Save The Children's State of the World's Mothers report ranked mothers' well-being in 165 countries based on male-to-female income ratios, maternity leave benefits, educational enrolment, female life expectancy, risk of maternal death, and women's participation in government.
Where did Canada fall? (Drumroll, please.) Nineteenth out of the world's 43 most developed countries, a notch up from last year's study, the Toronto Sun points out.
So why did a country like Canada rank in the middle of the pack of developed countries?
For one thing, 15 per cent of children or less have six months of exclusive breastfeeding, the study notes, possibly because of a lack of support, demanding schedules or -- most notably -- a lack of stated rights to nursing breaks at work (paid or unpaid).
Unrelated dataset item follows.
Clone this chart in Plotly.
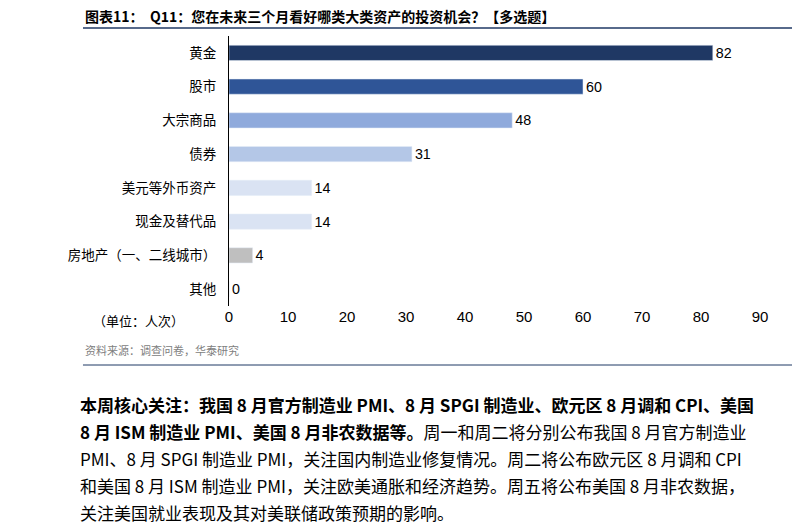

Although the report notes that developed countries don't rely on breastfeeding as heavily as other nations, "breastfeeding has many benefits for mothers and babies, and more can be done to support mothers who want to breastfeed."
Canada's new higher spot, on the other hand, owed much to its 52-week maternity leave benefits, as well as the inclusion of paternal leave in that plan. The increased percentage of women in the national government also helped the ranking.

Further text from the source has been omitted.